Tesco is leaving all options on the table as it responds to the growing challenge faced by discounters Aldi and Lidl with reports suggesting it is prepared to open a ‘new retail format’ backed by an initial contingent of 60 stores.
It is suggested that the cut price subdivision could be branded Jack’s, in reference to Tesco founder Jack Cohen, with the trial likely to get underway as early as September.
Speculation has reached fever pitch following the appearance of online adverts at the weekend seeking customer assistants to man the new stores in which Tesco wrote: “The new retail format will be operated separately from the core Tesco business and as such benefits offered will be different from those offered at Tesco.”
The radical move is part of a rear-guard action by the market leader to prevent further erosion of its customer base which has come under increasing pressure from the migration of price-savvy consumers to the discounters.
Analysis by GlobalData has shown that Aldi and Lidl have seen their combined market share leap from 2.9 to 9.4% at the expense of Britain’s established ‘big four’ chains led by Tesco and including Sainsbury’s, Asda and Morrisons.

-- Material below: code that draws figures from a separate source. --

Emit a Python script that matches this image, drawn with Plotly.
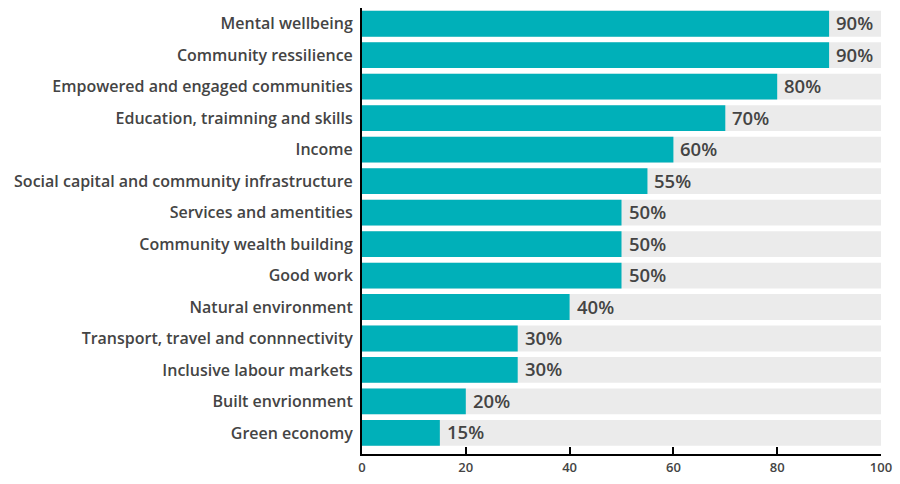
import plotly.graph_objects as go

categories = [
    "Mental wellbeing",
    "Community ressilience",
    "Empowered and engaged communities",
    "Education, traimning and skills",
    "Income",
    "Social capital and community infrastructure",
    "Services and amentities",
    "Community wealth building",
    "Good work",
    "Natural environment",
    "Transport, travel and connnectivity",
    "Inclusive labour markets",
    "Built envrionment",
    "Green economy",
]
values = [90, 90, 80, 70, 60, 55, 50, 50, 50, 40, 30, 30, 20, 15]
track_max = [100] * len(categories)
x_ticks = [0, 20, 40, 60, 80, 100]

TEAL = "#00B0B9"
TRACK = "#EBEBEB"
INK = "#444444"
FONT = "Open Sans"

fig = go.Figure()

# full-width grey track behind each bar
fig.add_trace(go.Bar(
    y=categories, x=track_max, orientation="h",
    marker=dict(color=TRACK, line=dict(width=0)),
    hoverinfo="skip", showlegend=False,
))

# value bars
fig.add_trace(go.Bar(
    y=categories, x=values, orientation="h",
    marker=dict(color=TEAL, line=dict(width=0)),
    showlegend=False,
))

# percentage labels just past each bar end
for cat, v in zip(categories, values):
    fig.add_annotation(
        x=v, y=cat, text=f"{v}%", showarrow=False,
        xanchor="left", xshift=5, yshift=1,
        font=dict(family=FONT, size=18.5, color=INK, weight=600),
    )

fig.update_layout(
    width=900, height=484,
    barmode="overlay",
    bargap=0.18,
    plot_bgcolor="white", paper_bgcolor="white",
    margin=dict(l=362, r=16, t=8, b=28),
    font=dict(family=FONT, color=INK),
    xaxis=dict(
        range=[0, 100], tickvals=x_ticks,
        showgrid=False, zeroline=False,
        showline=True, linecolor="black", linewidth=2,
        ticks="inside", ticklen=7, tickwidth=2, tickcolor="black",
        tickfont=dict(family=FONT, size=13, color=INK, weight=600),
    ),
    yaxis=dict(
        categoryorder="array", categoryarray=categories,
        range=[13.67, -0.5],
        showgrid=False, zeroline=False,
        showline=True, linecolor="black", linewidth=2,
        ticks="", ticklabelstandoff=4,
        tickfont=dict(family=FONT, size=16, color=INK, weight=600),
    ),
)

fig.write_html("out.html")
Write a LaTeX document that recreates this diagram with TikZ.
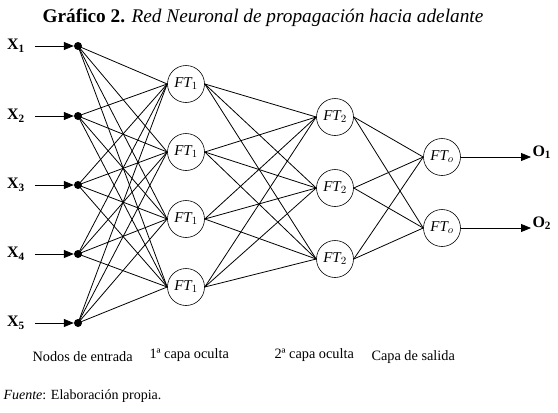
\documentclass[tikz,border=0pt]{standalone}
\usepackage{fontspec}
\setmainfont{Liberation Serif}
\usetikzlibrary{arrows.meta}
\begin{document}
\begin{tikzpicture}[x=1pt,y=-1pt,
  dotnode/.style={circle,fill=black,inner sep=0pt,minimum size=8pt},
  neuron/.style={circle,draw,line width=0.6pt,minimum size=37pt,inner sep=0pt,font=\fontsize{15}{17}\selectfont\itshape},
  link/.style={line width=0.8pt},
  inarrow/.style={line width=0.8pt,-{Triangle[length=10pt,width=8pt]}},
  lbl/.style={font=\fontsize{16}{18}\selectfont\bfseries},
  captext/.style={font=\fontsize{14.3}{16}\selectfont}]
\useasboundingbox (0,0) rectangle (558,413);
\node[font=\fontsize{19.3}{22}\selectfont] (title) at (263,18) {\textbf{Gráfico 2.} \textit{Red Neuronal de propagación hacia adelante}};
% inputs
\foreach \i/\y in {1/46,2/116,3/185,4/254,5/323}{
  \node[dotnode] (d\i) at (78,\y) {};
  \node[lbl] (x\i) at (16,\y) {X$_{\mathbf{\i}}$};
  \coordinate (s\i) at (35,\y);
  \draw[inarrow] (s\i) -- (d\i.west);
}
% hidden layers
\foreach \i/\y in {1/84,2/152,3/219,4/287}{
  \node[neuron] (a\i) at (186,\y) {FT$_{1}$};
}
\foreach \i/\y in {1/117,2/188,3/259}{
  \node[neuron] (b\i) at (335,\y) {FT$_{2}$};
}
\foreach \i/\y in {1/157,2/228}{
  \node[neuron] (c\i) at (442,\y) {FT$_{o}$};
}
\foreach \i in {1,...,5}{\foreach \j in {1,...,4}{\draw[link] (d\i.center) -- (a\j.west);}}
\foreach \i in {1,...,4}{\foreach \j in {1,...,3}{\draw[link] (a\i.east) -- (b\j.west);}}
\foreach \i in {1,...,3}{\foreach \j in {1,2}{\draw[link] (b\i.east) -- (c\j.west);}}
\coordinate (e1) at (531,157);
\coordinate (e2) at (531,228);
\draw[inarrow] (c1.east) -- (e1);
\draw[inarrow] (c2.east) -- (e2);
\node[lbl,anchor=west] (o1) at (529,152) {O$_{\mathbf{1}}$};
\node[lbl,anchor=west] (o2) at (529,223) {O$_{\mathbf{2}}$};
% captions
\node[captext,anchor=west] (l1) at (29,357) {Nodos de entrada};
\node[captext,anchor=west] (l2) at (146,355) {1ª capa oculta};
\node[captext,anchor=west] (l3) at (271,355) {2ª capa oculta};
\node[captext,anchor=west] (l4) at (368,357) {Capa de salida};
\node[font=\fontsize{14}{16}\selectfont,anchor=west] (src) at (0,396) {\textit{Fuente}: Elaboración propia.};
\end{tikzpicture}
\end{document}
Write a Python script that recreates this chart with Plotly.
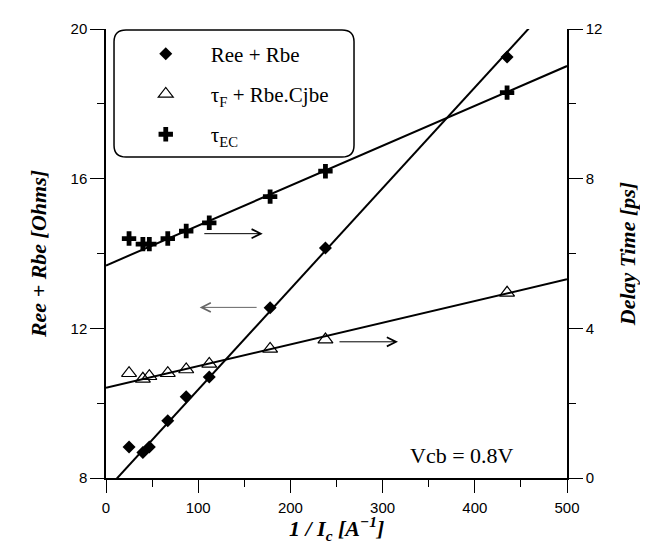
import plotly.graph_objects as go

# ---- data ----
inv_ic = [25, 40, 47, 67, 87, 112, 178, 238, 435]          # 1/Ic [A^-1]
ree_rbe = [8.83, 8.68, 8.83, 9.53, 10.17, 10.70, 12.55, 14.15, 19.25]   # Ohms (left axis)
tau_f = [2.80, 2.65, 2.72, 2.80, 2.90, 3.05, 3.45, 3.70, 4.95]          # ps (right axis)
tau_ec = [6.40, 6.25, 6.25, 6.40, 6.60, 6.82, 7.52, 8.20, 10.30]        # ps (right axis)

# fitted straight lines (end values read at x = 0 and x = 500)
fit_x = [0, 500]
fit_ree = [7.67, 21.13]
fit_tau_f = [2.41, 5.31]
fit_tau_ec = [5.68, 11.01]

names = ["Ree + Rbe", "\u03c4<sub>F</sub> + Rbe.Cjbe", "\u03c4<sub>EC</sub>"]
x_title = "<b><i>1 / I<sub>c</sub> [A<sup>\u22121</sup>]</i></b>"

SERIF = "Liberation Serif, Times New Roman, serif"
SANS = "Liberation Sans, Arial, sans-serif"

fig = go.Figure()

# fit lines
fig.add_trace(go.Scatter(x=fit_x, y=fit_ree, mode="lines", line=dict(color="black", width=2),
                         showlegend=False, hoverinfo="skip", yaxis="y"))
fig.add_trace(go.Scatter(x=fit_x, y=fit_tau_f, mode="lines", line=dict(color="black", width=2),
                         showlegend=False, hoverinfo="skip", yaxis="y2"))
fig.add_trace(go.Scatter(x=fit_x, y=fit_tau_ec, mode="lines", line=dict(color="black", width=2),
                         showlegend=False, hoverinfo="skip", yaxis="y2"))

# data markers
fig.add_trace(go.Scatter(x=inv_ic, y=ree_rbe, mode="markers", name=names[0], legendgroup="a",
                         marker=dict(symbol="diamond", size=10, color="black"), yaxis="y"))
fig.add_trace(go.Scatter(x=inv_ic, y=tau_f, mode="markers", name=names[1], legendgroup="b",
                         marker=dict(symbol="triangle-up-open", size=13, color="black",
                                     line=dict(width=1.2, color="black")), yaxis="y2"))
fig.add_trace(go.Scatter(x=inv_ic, y=tau_ec, mode="markers", name=names[2], legendgroup="c",
                         marker=dict(symbol="cross", size=12, color="black"), yaxis="y2"))

# rounded legend box (paper coords)
x0, x1, y0, y1 = 0.0174, 0.538, 0.715, 0.998
rx, ry = 0.026, 0.0263
path = (f"M {x0+rx},{y1} L {x1-rx},{y1} Q {x1},{y1} {x1},{y1-ry} L {x1},{y0+ry} "
        f"Q {x1},{y0} {x1-rx},{y0} L {x0+rx},{y0} Q {x0},{y0} {x0},{y0+ry} "
        f"L {x0},{y1-ry} Q {x0},{y1} {x0+rx},{y1} Z")

axis_common = dict(showline=True, linecolor="black", linewidth=1.5, showgrid=False, zeroline=False,
                   ticks="outside", tickcolor="black", tickwidth=1.2,
                   tickfont=dict(family=SANS, size=15, color="black"))

fig.update_layout(
    width=648, height=544,
    margin=dict(l=98, r=89, t=14, b=74),
    paper_bgcolor="white", plot_bgcolor="white",
    showlegend=True,
    legend=dict(x=0.032, y=0.99, xanchor="left", yanchor="top", bgcolor="rgba(0,0,0,0)",
                borderwidth=0, font=dict(family=SERIF, size=21, color="black"),
                itemwidth=80, tracegroupgap=10),
    xaxis=dict(range=[0, 500], tick0=0, dtick=100, ticklen=13,
               minor=dict(dtick=50, ticklen=7, ticks="outside", tickcolor="black"),
               ticklabelstandoff=2,
               **axis_common),
    yaxis=dict(range=[8, 20], tick0=8, dtick=4, ticklen=14,
               minor=dict(dtick=2, ticklen=7, ticks="outside", tickcolor="black"),
               title=dict(text="<b><i>Ree + Rbe [Ohms]</i></b>",
                          font=dict(family=SERIF, size=22, color="black"), standoff=18),
               **axis_common),
    yaxis2=dict(range=[0, 12], tick0=0, dtick=4, ticklen=14, overlaying="y", side="right",
                minor=dict(dtick=2, ticklen=7, ticks="outside", tickcolor="black"),
                title=dict(text="<b><i>Delay Time [ps]</i></b>",
                           font=dict(family=SERIF, size=22, color="black"), standoff=18),
                **axis_common),
    shapes=[dict(type="path", path=path, xref="paper", yref="paper",
                 line=dict(color="black", width=1.5), fillcolor="rgba(0,0,0,0)", layer="above")],
    annotations=[
        dict(text=x_title, x=0.5, y=-0.112, xref="paper", yref="paper", xanchor="center",
             yanchor="middle", showarrow=False, font=dict(family=SERIF, size=22, color="black")),
        dict(text="Vcb = 0.8V", x=445, y=8.6, xref="x", yref="y", xanchor="right",
             showarrow=False, font=dict(family=SERIF, size=22, color="black")),
        dict(text="", x=170, y=6.53, xref="x", yref="y2", ax=105, ay=6.53, axref="x", ayref="y2",
             showarrow=True, arrowhead=5, arrowsize=1.8, arrowwidth=1, arrowcolor="black"),
        dict(text="", x=101.6, y=12.56, xref="x", yref="y", ax=165, ay=12.56, axref="x", ayref="y",
             showarrow=True, arrowhead=5, arrowsize=1.8, arrowwidth=1, arrowcolor="#666666"),
        dict(text="", x=316.7, y=3.64, xref="x", yref="y2", ax=251.6, ay=3.64, axref="x", ayref="y2",
             showarrow=True, arrowhead=5, arrowsize=1.8, arrowwidth=1, arrowcolor="black"),
    ],
)

fig.write_html("out.html")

Tesco faces a fine balancing act in building a new brand from scratch and achieving necessary growth without cannibalising sales from existing Tesco outlets, a feat Sainsbury’s failed to pull off when it partnered with Netto in 2014 for a similar discount operation, only to pull the plug two years later.
A wider reorganisation at Tesco has seen the retailer scrap its Tesco Direct website to focus on its core grocery business.